• SOURCE EXCERPT:
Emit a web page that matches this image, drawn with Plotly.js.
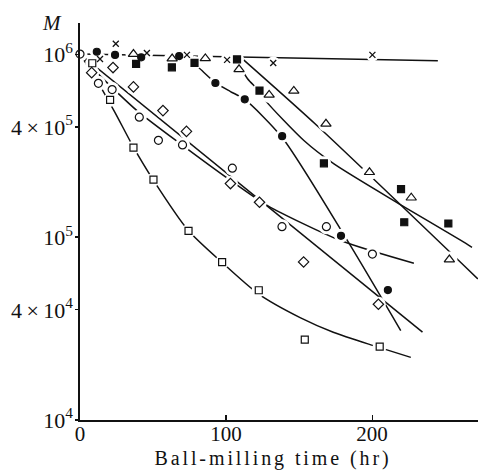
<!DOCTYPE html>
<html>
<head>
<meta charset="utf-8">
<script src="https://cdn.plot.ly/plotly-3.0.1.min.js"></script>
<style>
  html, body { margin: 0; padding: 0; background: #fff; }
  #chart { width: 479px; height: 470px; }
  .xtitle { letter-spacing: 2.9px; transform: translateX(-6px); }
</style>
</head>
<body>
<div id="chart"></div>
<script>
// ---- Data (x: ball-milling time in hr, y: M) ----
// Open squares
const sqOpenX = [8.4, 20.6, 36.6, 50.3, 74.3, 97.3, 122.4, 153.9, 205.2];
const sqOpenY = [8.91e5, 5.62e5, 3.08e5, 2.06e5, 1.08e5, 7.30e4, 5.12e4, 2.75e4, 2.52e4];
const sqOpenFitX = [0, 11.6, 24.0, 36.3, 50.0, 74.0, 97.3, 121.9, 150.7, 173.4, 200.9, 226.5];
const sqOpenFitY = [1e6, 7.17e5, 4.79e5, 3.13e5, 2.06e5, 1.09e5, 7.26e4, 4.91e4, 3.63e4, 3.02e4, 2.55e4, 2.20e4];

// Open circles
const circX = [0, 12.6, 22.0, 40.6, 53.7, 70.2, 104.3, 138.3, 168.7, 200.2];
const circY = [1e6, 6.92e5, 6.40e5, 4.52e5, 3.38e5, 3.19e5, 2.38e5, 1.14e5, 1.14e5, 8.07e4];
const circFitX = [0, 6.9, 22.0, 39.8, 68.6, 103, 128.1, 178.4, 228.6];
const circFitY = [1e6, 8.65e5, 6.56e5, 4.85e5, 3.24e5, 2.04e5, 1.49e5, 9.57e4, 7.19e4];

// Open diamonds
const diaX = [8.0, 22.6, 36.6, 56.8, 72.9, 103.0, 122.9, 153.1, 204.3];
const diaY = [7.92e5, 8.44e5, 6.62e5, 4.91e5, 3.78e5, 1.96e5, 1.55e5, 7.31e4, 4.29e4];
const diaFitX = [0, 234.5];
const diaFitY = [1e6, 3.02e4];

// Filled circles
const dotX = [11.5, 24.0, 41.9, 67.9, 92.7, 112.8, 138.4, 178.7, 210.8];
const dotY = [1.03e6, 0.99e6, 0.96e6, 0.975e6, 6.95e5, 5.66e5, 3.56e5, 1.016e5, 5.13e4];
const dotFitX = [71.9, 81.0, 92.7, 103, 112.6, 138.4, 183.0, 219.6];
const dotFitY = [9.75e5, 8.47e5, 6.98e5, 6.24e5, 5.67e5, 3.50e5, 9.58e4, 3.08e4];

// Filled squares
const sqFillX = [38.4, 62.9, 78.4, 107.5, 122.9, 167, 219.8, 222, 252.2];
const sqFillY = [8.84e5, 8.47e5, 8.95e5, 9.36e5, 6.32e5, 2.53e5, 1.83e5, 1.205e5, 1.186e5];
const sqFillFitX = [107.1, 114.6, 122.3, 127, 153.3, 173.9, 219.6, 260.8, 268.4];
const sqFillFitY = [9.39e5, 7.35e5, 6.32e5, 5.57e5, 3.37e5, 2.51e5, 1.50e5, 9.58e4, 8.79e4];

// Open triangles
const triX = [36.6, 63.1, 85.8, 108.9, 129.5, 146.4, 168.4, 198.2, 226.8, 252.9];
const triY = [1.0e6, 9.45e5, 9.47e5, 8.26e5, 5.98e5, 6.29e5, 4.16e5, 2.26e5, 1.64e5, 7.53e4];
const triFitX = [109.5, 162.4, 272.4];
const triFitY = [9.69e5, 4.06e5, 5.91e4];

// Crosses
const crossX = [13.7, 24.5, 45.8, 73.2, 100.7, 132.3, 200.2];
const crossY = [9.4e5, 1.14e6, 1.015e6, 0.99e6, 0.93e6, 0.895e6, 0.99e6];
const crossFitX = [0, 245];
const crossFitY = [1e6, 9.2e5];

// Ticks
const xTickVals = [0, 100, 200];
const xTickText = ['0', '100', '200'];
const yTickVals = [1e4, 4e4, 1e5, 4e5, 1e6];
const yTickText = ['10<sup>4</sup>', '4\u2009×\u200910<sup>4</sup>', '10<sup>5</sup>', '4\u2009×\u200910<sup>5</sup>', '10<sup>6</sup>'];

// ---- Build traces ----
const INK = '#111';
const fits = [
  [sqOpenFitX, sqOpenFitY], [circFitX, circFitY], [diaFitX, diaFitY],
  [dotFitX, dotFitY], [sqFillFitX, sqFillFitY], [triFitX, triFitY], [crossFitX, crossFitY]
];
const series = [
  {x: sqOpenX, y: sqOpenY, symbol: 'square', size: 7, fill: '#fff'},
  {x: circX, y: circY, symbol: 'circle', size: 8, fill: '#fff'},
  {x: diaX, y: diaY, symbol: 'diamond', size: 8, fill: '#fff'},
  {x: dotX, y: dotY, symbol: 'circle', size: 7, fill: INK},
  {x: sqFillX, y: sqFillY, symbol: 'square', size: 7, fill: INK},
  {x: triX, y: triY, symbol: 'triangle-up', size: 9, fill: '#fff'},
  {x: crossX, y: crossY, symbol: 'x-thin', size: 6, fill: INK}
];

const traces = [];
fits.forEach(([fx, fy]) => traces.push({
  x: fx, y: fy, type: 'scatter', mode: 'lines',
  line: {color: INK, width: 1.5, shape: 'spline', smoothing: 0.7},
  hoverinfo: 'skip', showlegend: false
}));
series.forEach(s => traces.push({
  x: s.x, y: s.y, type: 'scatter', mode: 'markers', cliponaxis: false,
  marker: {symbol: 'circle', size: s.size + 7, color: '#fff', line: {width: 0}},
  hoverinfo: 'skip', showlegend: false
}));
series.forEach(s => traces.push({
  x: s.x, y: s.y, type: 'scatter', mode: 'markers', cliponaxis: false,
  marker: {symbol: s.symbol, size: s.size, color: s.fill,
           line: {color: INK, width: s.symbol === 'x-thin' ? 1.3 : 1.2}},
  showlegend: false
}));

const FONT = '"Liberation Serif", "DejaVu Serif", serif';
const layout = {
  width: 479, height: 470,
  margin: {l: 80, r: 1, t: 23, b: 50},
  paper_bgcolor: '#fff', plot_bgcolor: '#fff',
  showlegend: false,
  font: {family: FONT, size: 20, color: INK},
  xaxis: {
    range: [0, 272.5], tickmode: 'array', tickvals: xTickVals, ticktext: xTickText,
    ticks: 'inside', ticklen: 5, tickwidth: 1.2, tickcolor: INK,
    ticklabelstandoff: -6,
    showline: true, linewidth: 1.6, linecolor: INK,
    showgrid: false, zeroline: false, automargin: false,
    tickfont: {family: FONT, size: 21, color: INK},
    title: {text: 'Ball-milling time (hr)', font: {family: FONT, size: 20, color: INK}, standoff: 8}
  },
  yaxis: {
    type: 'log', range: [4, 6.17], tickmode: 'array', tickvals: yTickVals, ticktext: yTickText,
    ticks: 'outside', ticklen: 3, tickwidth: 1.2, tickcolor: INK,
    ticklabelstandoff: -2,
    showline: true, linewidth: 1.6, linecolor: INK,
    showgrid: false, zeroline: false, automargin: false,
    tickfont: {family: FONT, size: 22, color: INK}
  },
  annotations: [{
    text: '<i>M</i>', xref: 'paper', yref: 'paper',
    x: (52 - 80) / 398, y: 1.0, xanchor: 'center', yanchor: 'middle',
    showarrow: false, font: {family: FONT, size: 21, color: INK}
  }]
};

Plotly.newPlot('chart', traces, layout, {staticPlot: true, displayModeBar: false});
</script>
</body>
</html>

• DESCRIPTION OF THE TASK: Output the data above without changes, apart from leaving out the pictures.

• RESULT FOR THIS EXERCISE:
Emit a web page that matches this image, drawn with Plotly.js.
<!DOCTYPE html>
<html>
<head>
<meta charset="utf-8">
<script src="https://cdn.plot.ly/plotly-3.0.1.min.js"></script>
<style>
  html, body { margin: 0; padding: 0; background: #fff; }
  #chart { width: 479px; height: 470px; }
  .xtitle { letter-spacing: 2.9px; transform: translateX(-6px); }
</style>
</head>
<body>
<div id="chart"></div>
<script>
// ---- Data (x: ball-milling time in hr, y: M) ----
// Open squares
const sqOpenX = [8.4, 20.6, 36.6, 50.3, 74.3, 97.3, 122.4, 153.9, 205.2];
const sqOpenY = [8.91e5, 5.62e5, 3.08e5, 2.06e5, 1.08e5, 7.30e4, 5.12e4, 2.75e4, 2.52e4];
const sqOpenFitX = [0, 11.6, 24.0, 36.3, 50.0, 74.0, 97.3, 121.9, 150.7, 173.4, 200.9, 226.5];
const sqOpenFitY = [1e6, 7.17e5, 4.79e5, 3.13e5, 2.06e5, 1.09e5, 7.26e4, 4.91e4, 3.63e4, 3.02e4, 2.55e4, 2.20e4];

// Open circles
const circX = [0, 12.6, 22.0, 40.6, 53.7, 70.2, 104.3, 138.3, 168.7, 200.2];
const circY = [1e6, 6.92e5, 6.40e5, 4.52e5, 3.38e5, 3.19e5, 2.38e5, 1.14e5, 1.14e5, 8.07e4];
const circFitX = [0, 6.9, 22.0, 39.8, 68.6, 103, 128.1, 178.4, 228.6];
const circFitY = [1e6, 8.65e5, 6.56e5, 4.85e5, 3.24e5, 2.04e5, 1.49e5, 9.57e4, 7.19e4];

// Open diamonds
const diaX = [8.0, 22.6, 36.6, 56.8, 72.9, 103.0, 122.9, 153.1, 204.3];
const diaY = [7.92e5, 8.44e5, 6.62e5, 4.91e5, 3.78e5, 1.96e5, 1.55e5, 7.31e4, 4.29e4];
const diaFitX = [0, 234.5];
const diaFitY = [1e6, 3.02e4];

// Filled circles
const dotX = [11.5, 24.0, 41.9, 67.9, 92.7, 112.8, 138.4, 178.7, 210.8];
const dotY = [1.03e6, 0.99e6, 0.96e6, 0.975e6, 6.95e5, 5.66e5, 3.56e5, 1.016e5, 5.13e4];
const dotFitX = [71.9, 81.0, 92.7, 103, 112.6, 138.4, 183.0, 219.6];
const dotFitY = [9.75e5, 8.47e5, 6.98e5, 6.24e5, 5.67e5, 3.50e5, 9.58e4, 3.08e4];

// Filled squares
const sqFillX = [38.4, 62.9, 78.4, 107.5, 122.9, 167, 219.8, 222, 252.2];
const sqFillY = [8.84e5, 8.47e5, 8.95e5, 9.36e5, 6.32e5, 2.53e5, 1.83e5, 1.205e5, 1.186e5];
const sqFillFitX = [107.1, 114.6, 122.3, 127, 153.3, 173.9, 219.6, 260.8, 268.4];
const sqFillFitY = [9.39e5, 7.35e5, 6.32e5, 5.57e5, 3.37e5, 2.51e5, 1.50e5, 9.58e4, 8.79e4];

// Open triangles
const triX = [36.6, 63.1, 85.8, 108.9, 129.5, 146.4, 168.4, 198.2, 226.8, 252.9];
const triY = [1.0e6, 9.45e5, 9.47e5, 8.26e5, 5.98e5, 6.29e5, 4.16e5, 2.26e5, 1.64e5, 7.53e4];
const triFitX = [109.5, 162.4, 272.4];
const triFitY = [9.69e5, 4.06e5, 5.91e4];

// Crosses
const crossX = [13.7, 24.5, 45.8, 73.2, 100.7, 132.3, 200.2];
const crossY = [9.4e5, 1.14e6, 1.015e6, 0.99e6, 0.93e6, 0.895e6, 0.99e6];
const crossFitX = [0, 245];
const crossFitY = [1e6, 9.2e5];

// Ticks
const xTickVals = [0, 100, 200];
const xTickText = ['0', '100', '200'];
const yTickVals = [1e4, 4e4, 1e5, 4e5, 1e6];
const yTickText = ['10<sup>4</sup>', '4\u2009×\u200910<sup>4</sup>', '10<sup>5</sup>', '4\u2009×\u200910<sup>5</sup>', '10<sup>6</sup>'];

// ---- Build traces ----
const INK = '#111';
const fits = [
  [sqOpenFitX, sqOpenFitY], [circFitX, circFitY], [diaFitX, diaFitY],
  [dotFitX, dotFitY], [sqFillFitX, sqFillFitY], [triFitX, triFitY], [crossFitX, crossFitY]
];
const series = [
  {x: sqOpenX, y: sqOpenY, symbol: 'square', size: 7, fill: '#fff'},
  {x: circX, y: circY, symbol: 'circle', size: 8, fill: '#fff'},
  {x: diaX, y: diaY, symbol: 'diamond', size: 8, fill: '#fff'},
  {x: dotX, y: dotY, symbol: 'circle', size: 7, fill: INK},
  {x: sqFillX, y: sqFillY, symbol: 'square', size: 7, fill: INK},
  {x: triX, y: triY, symbol: 'triangle-up', size: 9, fill: '#fff'},
  {x: crossX, y: crossY, symbol: 'x-thin', size: 6, fill: INK}
];

const traces = [];
fits.forEach(([fx, fy]) => traces.push({
  x: fx, y: fy, type: 'scatter', mode: 'lines',
  line: {color: INK, width: 1.5, shape: 'spline', smoothing: 0.7},
  hoverinfo: 'skip', showlegend: false
}));
series.forEach(s => traces.push({
  x: s.x, y: s.y, type: 'scatter', mode: 'markers', cliponaxis: false,
  marker: {symbol: 'circle', size: s.size + 7, color: '#fff', line: {width: 0}},
  hoverinfo: 'skip', showlegend: false
}));
series.forEach(s => traces.push({
  x: s.x, y: s.y, type: 'scatter', mode: 'markers', cliponaxis: false,
  marker: {symbol: s.symbol, size: s.size, color: s.fill,
           line: {color: INK, width: s.symbol === 'x-thin' ? 1.3 : 1.2}},
  showlegend: false
}));

const FONT = '"Liberation Serif", "DejaVu Serif", serif';
const layout = {
  width: 479, height: 470,
  margin: {l: 80, r: 1, t: 23, b: 50},
  paper_bgcolor: '#fff', plot_bgcolor: '#fff',
  showlegend: false,
  font: {family: FONT, size: 20, color: INK},
  xaxis: {
    range: [0, 272.5], tickmode: 'array', tickvals: xTickVals, ticktext: xTickText,
    ticks: 'inside', ticklen: 5, tickwidth: 1.2, tickcolor: INK,
    ticklabelstandoff: -6,
    showline: true, linewidth: 1.6, linecolor: INK,
    showgrid: false, zeroline: false, automargin: false,
    tickfont: {family: FONT, size: 21, color: INK},
    title: {text: 'Ball-milling time (hr)', font: {family: FONT, size: 20, color: INK}, standoff: 8}
  },
  yaxis: {
    type: 'log', range: [4, 6.17], tickmode: 'array', tickvals: yTickVals, ticktext: yTickText,
    ticks: 'outside', ticklen: 3, tickwidth: 1.2, tickcolor: INK,
    ticklabelstandoff: -2,
    showline: true, linewidth: 1.6, linecolor: INK,
    showgrid: false, zeroline: false, automargin: false,
    tickfont: {family: FONT, size: 22, color: INK}
  },
  annotations: [{
    text: '<i>M</i>', xref: 'paper', yref: 'paper',
    x: (52 - 80) / 398, y: 1.0, xanchor: 'center', yanchor: 'middle',
    showarrow: false, font: {family: FONT, size: 21, color: INK}
  }]
};

Plotly.newPlot('chart', traces, layout, {staticPlot: true, displayModeBar: false});
</script>
</body>
</html>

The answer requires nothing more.